=== The problem ===
Exactly and only the lines from the one containing "Clone this screenshot in HTML." through the one containing "const fLabels=[20,40,60,80,100];" belong in your copy. Pictures do not.

=== Dataset rows ===

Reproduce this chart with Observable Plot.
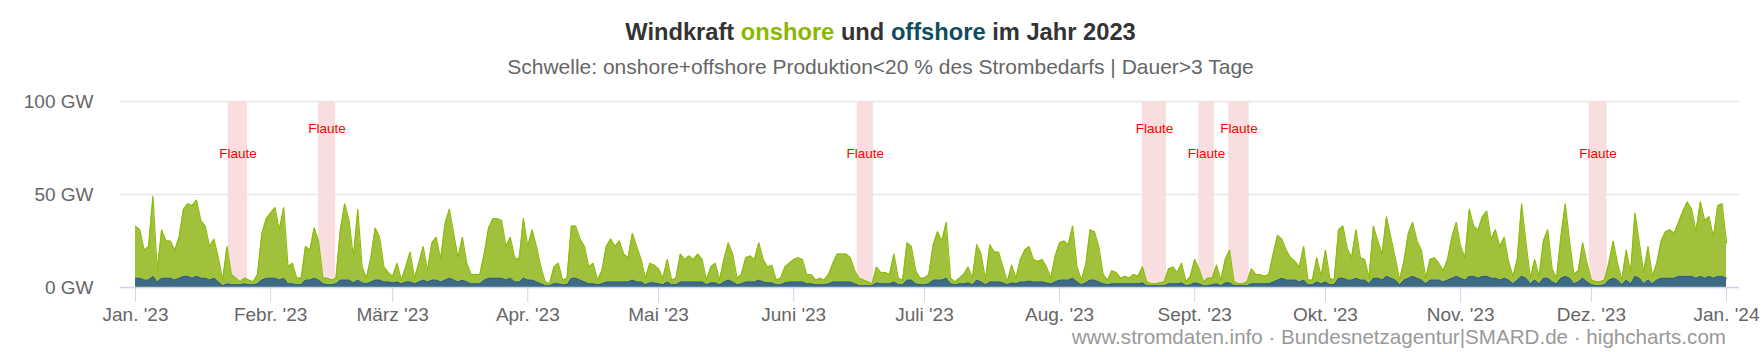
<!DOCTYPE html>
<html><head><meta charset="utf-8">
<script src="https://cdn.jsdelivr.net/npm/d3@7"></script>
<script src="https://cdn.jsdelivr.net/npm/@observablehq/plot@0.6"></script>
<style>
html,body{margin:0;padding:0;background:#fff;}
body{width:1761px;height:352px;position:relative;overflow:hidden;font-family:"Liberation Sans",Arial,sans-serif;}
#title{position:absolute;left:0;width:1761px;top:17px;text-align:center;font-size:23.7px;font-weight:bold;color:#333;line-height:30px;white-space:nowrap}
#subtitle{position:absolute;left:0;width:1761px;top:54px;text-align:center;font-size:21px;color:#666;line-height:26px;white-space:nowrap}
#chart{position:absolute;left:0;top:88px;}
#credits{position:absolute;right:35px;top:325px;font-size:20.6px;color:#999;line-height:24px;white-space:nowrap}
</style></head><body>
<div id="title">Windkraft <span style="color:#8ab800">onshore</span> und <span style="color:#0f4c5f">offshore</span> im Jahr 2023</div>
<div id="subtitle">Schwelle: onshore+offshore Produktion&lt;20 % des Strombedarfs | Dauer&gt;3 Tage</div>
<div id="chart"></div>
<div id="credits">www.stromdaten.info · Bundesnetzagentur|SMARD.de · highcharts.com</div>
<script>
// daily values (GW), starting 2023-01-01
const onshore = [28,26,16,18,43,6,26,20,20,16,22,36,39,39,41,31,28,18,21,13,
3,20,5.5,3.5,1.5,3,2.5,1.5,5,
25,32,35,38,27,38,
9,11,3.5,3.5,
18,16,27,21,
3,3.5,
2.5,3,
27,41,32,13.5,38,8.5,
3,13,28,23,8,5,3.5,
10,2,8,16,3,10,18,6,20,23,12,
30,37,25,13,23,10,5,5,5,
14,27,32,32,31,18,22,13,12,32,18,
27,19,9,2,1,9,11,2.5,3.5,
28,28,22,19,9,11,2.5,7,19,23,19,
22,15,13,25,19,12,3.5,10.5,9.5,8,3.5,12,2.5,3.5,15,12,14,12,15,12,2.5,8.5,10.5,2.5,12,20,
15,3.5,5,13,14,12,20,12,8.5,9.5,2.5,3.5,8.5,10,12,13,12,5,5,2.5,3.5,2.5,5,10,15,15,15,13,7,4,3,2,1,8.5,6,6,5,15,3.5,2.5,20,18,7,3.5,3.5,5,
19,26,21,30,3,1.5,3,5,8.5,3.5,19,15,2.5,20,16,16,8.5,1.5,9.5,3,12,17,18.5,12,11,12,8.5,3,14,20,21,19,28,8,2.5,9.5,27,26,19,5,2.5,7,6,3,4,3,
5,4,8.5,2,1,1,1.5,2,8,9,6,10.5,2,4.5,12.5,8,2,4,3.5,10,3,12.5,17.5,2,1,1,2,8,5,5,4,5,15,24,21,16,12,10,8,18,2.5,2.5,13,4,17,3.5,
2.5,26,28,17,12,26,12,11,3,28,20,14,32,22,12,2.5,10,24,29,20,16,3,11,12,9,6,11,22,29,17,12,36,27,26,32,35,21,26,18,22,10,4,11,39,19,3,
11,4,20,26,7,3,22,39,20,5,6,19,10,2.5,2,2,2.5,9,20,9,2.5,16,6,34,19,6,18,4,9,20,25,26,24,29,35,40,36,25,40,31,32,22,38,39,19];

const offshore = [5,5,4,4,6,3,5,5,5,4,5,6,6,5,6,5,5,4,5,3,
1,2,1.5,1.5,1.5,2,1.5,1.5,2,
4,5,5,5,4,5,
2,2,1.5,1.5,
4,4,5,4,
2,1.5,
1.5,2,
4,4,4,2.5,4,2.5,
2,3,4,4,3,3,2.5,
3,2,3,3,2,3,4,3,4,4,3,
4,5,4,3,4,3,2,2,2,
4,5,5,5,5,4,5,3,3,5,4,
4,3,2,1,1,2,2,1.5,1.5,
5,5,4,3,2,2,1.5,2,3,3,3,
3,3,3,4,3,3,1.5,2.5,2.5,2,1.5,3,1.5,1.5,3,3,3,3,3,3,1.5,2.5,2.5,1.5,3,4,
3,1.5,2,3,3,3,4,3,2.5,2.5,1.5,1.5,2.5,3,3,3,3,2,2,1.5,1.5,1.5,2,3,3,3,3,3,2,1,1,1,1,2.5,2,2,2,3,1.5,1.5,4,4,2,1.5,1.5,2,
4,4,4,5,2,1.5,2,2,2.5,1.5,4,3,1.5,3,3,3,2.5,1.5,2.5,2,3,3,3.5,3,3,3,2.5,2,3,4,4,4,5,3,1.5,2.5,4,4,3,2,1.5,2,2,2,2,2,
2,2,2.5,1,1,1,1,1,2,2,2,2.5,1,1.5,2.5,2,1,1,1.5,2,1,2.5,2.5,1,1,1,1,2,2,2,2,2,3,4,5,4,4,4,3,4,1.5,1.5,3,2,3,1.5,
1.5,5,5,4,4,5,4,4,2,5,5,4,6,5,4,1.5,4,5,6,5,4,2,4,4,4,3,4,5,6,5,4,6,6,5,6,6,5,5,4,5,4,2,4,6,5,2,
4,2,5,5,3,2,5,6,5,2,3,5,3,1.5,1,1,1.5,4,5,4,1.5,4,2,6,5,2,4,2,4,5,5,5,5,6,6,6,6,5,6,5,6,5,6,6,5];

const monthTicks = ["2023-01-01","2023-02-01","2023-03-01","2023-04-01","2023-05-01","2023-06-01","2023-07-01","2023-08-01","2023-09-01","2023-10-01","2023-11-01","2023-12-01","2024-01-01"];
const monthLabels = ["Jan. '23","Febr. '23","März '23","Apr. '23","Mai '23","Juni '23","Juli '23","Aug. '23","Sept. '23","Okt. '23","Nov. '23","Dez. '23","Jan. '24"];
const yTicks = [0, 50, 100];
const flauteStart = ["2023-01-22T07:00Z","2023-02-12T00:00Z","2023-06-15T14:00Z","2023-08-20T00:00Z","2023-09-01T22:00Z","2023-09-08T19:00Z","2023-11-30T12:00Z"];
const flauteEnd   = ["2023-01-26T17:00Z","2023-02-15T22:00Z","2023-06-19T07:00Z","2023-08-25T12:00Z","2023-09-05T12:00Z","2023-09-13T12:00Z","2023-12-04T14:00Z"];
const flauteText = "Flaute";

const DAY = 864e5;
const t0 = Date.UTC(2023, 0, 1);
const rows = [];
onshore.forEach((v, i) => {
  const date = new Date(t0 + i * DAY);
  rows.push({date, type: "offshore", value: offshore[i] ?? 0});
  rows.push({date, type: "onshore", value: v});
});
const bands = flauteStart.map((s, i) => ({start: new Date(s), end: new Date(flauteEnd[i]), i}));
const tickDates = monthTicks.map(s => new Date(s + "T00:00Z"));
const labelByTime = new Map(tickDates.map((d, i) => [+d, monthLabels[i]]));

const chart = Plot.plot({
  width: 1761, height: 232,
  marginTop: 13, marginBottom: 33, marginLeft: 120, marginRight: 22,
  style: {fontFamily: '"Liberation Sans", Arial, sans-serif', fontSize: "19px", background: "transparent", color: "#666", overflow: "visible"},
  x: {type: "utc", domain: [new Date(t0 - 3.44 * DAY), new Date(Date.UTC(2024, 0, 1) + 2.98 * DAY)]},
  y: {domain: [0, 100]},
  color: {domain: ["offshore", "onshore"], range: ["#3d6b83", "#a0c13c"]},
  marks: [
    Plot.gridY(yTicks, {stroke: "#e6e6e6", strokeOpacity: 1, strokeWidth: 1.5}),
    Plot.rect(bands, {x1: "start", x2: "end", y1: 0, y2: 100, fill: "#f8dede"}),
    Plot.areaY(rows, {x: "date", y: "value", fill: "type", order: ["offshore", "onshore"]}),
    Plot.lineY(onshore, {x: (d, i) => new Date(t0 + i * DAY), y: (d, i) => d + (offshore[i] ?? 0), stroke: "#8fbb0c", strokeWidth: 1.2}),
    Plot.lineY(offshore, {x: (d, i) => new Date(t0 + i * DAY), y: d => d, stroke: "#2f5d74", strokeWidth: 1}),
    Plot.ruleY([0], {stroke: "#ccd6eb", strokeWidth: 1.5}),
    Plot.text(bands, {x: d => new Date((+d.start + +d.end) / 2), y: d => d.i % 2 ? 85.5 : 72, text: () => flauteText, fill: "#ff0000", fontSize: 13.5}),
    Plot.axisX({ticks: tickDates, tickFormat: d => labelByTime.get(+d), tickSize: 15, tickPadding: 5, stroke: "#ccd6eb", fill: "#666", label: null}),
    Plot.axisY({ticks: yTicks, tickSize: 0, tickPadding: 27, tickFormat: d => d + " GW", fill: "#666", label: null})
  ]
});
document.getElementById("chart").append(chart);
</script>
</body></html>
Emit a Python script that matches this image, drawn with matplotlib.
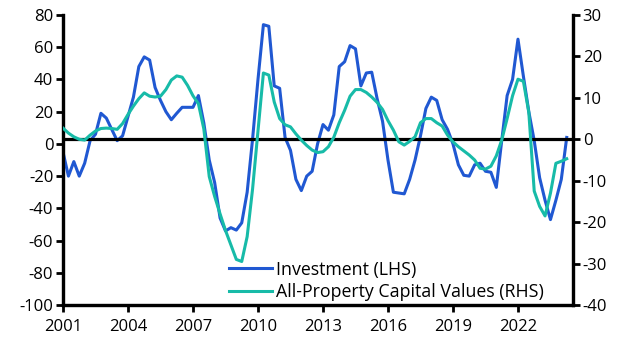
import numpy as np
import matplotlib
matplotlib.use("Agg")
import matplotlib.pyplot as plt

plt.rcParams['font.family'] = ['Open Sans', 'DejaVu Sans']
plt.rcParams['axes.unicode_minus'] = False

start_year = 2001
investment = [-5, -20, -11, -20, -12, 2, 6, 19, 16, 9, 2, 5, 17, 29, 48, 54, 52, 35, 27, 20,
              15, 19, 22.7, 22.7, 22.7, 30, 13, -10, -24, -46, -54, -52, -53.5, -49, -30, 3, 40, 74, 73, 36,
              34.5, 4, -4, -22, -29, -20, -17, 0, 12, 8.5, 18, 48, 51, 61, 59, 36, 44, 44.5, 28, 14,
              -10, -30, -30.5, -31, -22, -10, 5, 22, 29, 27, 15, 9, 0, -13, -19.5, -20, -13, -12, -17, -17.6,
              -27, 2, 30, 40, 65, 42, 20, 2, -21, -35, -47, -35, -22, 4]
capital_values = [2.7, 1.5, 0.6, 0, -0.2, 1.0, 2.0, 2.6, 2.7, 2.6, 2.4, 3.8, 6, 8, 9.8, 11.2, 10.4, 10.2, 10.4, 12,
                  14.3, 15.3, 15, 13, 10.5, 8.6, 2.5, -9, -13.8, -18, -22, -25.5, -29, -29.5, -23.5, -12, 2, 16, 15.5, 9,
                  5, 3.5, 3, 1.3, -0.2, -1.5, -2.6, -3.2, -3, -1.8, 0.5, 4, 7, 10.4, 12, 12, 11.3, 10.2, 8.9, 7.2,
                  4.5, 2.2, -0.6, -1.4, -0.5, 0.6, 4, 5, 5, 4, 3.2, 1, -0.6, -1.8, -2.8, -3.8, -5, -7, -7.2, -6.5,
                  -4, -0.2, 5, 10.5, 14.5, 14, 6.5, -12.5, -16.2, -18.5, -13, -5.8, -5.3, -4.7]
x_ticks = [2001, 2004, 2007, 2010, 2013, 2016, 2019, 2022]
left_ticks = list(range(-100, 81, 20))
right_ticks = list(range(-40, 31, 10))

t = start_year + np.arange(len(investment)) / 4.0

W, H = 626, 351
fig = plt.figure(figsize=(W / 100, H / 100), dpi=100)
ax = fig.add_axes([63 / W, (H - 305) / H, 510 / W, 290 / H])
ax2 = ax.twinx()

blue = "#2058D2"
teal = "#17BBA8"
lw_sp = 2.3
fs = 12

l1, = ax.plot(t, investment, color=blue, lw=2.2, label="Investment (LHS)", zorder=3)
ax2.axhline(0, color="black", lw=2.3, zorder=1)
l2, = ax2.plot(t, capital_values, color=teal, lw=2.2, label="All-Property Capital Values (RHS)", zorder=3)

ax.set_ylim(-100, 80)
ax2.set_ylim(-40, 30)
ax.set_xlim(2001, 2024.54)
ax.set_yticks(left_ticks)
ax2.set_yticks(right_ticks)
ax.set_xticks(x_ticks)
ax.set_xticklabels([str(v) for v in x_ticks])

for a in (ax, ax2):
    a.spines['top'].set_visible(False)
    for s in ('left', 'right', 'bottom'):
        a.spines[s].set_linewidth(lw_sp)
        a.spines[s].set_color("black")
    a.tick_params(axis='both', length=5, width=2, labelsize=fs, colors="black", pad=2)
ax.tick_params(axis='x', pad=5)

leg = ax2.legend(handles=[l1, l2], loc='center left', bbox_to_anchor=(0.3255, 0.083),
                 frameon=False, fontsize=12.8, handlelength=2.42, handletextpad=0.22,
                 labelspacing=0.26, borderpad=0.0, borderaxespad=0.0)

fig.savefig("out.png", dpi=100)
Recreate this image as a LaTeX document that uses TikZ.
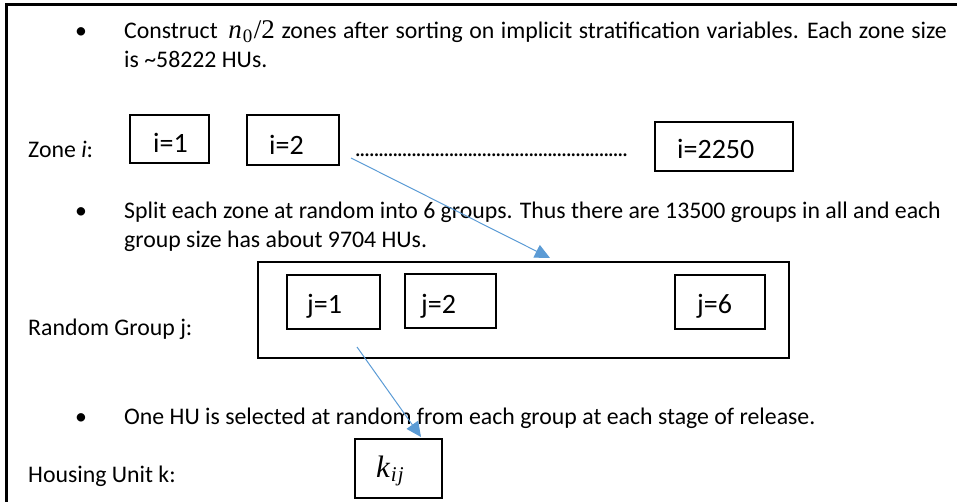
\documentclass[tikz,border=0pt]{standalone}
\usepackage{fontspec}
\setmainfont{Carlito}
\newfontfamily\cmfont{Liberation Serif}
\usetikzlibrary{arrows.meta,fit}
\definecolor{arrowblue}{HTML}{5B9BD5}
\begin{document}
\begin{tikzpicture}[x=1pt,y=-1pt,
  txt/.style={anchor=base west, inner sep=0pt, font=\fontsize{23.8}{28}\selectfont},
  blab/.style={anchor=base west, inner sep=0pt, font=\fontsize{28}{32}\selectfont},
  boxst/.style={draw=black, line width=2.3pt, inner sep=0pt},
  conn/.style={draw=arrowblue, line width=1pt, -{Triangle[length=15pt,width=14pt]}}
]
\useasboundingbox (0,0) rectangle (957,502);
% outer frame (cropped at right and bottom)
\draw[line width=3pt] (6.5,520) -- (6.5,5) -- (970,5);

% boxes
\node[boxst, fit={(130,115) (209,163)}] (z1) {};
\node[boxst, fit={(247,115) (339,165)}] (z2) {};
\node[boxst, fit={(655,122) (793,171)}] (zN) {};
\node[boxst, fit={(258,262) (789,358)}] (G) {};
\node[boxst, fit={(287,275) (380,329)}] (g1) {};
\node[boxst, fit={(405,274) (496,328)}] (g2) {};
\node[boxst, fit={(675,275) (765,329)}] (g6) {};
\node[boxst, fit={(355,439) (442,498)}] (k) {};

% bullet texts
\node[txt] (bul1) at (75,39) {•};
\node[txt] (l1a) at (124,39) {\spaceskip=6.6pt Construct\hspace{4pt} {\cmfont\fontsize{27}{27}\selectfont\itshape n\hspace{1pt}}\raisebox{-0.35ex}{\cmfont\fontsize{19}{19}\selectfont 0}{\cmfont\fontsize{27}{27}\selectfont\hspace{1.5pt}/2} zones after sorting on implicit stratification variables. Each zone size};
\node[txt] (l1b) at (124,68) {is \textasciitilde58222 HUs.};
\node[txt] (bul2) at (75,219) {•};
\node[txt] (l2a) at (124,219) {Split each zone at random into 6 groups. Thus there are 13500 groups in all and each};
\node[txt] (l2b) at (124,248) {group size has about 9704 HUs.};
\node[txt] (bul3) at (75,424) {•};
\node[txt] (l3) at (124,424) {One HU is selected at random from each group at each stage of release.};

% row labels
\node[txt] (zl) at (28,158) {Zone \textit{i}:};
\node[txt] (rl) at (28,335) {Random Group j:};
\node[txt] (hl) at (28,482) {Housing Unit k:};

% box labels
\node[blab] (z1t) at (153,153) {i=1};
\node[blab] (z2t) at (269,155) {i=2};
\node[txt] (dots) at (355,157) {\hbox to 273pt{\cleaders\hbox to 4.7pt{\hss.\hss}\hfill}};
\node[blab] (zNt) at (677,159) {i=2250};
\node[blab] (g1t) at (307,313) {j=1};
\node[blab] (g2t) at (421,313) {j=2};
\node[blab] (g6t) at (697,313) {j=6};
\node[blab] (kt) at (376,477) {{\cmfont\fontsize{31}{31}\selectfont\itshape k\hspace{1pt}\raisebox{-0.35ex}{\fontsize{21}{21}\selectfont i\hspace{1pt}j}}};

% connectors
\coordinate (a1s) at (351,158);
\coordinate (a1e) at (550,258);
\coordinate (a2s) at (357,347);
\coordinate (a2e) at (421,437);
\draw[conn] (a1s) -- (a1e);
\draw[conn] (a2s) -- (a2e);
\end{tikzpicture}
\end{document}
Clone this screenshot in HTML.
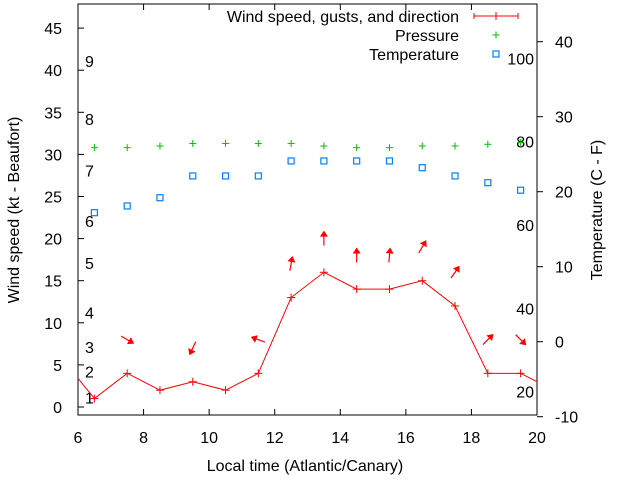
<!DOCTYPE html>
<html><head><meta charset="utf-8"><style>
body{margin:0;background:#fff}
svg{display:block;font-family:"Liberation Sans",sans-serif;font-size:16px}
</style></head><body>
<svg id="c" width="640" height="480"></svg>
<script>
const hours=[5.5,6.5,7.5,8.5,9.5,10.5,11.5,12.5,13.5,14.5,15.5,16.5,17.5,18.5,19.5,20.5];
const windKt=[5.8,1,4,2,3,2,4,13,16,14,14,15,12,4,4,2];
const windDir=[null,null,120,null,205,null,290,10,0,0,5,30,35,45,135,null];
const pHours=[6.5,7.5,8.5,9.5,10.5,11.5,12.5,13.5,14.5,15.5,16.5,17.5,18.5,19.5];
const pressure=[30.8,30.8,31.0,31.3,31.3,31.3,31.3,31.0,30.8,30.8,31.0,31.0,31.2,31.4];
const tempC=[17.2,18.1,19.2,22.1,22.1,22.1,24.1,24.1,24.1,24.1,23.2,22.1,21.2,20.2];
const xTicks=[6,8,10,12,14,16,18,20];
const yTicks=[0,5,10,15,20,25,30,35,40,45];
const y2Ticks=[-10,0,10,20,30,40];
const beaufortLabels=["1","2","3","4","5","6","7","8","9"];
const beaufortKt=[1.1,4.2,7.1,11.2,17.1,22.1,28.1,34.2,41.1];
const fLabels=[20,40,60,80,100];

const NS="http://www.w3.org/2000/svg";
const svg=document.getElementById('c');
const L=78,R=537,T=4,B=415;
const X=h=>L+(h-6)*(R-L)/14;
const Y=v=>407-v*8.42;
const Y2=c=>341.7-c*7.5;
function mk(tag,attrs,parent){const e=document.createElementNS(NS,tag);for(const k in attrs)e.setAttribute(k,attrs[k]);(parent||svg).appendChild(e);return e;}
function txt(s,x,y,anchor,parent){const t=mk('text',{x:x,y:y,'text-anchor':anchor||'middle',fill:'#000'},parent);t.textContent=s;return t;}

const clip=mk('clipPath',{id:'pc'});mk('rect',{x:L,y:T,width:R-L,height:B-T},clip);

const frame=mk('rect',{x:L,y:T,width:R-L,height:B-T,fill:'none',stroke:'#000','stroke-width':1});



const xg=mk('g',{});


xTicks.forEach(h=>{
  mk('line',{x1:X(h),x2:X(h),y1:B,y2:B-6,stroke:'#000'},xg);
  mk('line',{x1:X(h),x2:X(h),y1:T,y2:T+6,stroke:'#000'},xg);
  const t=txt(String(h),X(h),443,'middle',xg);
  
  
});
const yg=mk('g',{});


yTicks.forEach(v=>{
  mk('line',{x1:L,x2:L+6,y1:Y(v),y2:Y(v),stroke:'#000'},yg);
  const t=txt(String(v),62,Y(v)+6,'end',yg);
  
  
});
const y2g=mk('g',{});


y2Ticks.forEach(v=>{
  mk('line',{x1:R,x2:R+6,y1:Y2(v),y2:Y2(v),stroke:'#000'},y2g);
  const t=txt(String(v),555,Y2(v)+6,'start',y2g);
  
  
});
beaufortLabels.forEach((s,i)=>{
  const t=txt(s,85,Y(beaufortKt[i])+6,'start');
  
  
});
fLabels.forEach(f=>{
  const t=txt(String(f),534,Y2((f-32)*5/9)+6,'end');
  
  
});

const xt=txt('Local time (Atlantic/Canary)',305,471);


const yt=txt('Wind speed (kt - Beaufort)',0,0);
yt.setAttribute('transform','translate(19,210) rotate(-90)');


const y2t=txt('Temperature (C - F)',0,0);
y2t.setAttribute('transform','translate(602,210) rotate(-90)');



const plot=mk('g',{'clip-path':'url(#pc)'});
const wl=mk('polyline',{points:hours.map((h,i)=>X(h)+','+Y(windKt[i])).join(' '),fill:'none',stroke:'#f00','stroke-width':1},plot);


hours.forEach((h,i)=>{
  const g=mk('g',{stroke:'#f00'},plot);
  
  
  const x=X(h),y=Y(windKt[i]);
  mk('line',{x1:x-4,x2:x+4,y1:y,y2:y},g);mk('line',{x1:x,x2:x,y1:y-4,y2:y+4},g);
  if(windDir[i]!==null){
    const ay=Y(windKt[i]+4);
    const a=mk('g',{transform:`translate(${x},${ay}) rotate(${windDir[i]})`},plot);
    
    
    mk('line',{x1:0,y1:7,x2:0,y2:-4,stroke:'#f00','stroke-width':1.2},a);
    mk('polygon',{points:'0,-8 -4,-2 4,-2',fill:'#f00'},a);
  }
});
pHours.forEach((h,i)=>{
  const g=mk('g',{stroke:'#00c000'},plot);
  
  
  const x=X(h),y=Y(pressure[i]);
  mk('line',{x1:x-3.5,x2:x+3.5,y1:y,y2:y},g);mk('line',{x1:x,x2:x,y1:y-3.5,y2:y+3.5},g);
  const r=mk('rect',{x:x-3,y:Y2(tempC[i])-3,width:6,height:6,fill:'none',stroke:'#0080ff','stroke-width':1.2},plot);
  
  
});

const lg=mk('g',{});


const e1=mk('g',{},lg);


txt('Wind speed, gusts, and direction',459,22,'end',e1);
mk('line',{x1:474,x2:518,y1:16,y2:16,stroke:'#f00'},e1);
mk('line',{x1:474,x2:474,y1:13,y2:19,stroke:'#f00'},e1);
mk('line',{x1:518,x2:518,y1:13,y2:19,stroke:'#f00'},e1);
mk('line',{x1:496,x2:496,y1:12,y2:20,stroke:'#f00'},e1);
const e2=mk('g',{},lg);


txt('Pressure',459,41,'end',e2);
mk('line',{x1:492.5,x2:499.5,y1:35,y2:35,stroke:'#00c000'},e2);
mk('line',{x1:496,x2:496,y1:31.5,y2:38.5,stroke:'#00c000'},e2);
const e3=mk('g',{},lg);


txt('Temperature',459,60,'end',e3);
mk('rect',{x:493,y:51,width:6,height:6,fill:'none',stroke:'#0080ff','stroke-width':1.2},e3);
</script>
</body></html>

=== Task output ===
Clone this screenshot in HTML.
<!DOCTYPE html>
<html><head><meta charset="utf-8"><style>
body{margin:0;background:#fff}
svg{display:block;font-family:"Liberation Sans",sans-serif;font-size:16px}
</style></head><body>
<svg id="c" width="640" height="480"></svg>
<script>
const hours=[5.5,6.5,7.5,8.5,9.5,10.5,11.5,12.5,13.5,14.5,15.5,16.5,17.5,18.5,19.5,20.5];
const windKt=[5.8,1,4,2,3,2,4,13,16,14,14,15,12,4,4,2];
const windDir=[null,null,120,null,205,null,290,10,0,0,5,30,35,45,135,null];
const pHours=[6.5,7.5,8.5,9.5,10.5,11.5,12.5,13.5,14.5,15.5,16.5,17.5,18.5,19.5];
const pressure=[30.8,30.8,31.0,31.3,31.3,31.3,31.3,31.0,30.8,30.8,31.0,31.0,31.2,31.4];
const tempC=[17.2,18.1,19.2,22.1,22.1,22.1,24.1,24.1,24.1,24.1,23.2,22.1,21.2,20.2];
const xTicks=[6,8,10,12,14,16,18,20];
const yTicks=[0,5,10,15,20,25,30,35,40,45];
const y2Ticks=[-10,0,10,20,30,40];
const beaufortLabels=["1","2","3","4","5","6","7","8","9"];
const beaufortKt=[1.1,4.2,7.1,11.2,17.1,22.1,28.1,34.2,41.1];
const fLabels=[20,40,60,80,100];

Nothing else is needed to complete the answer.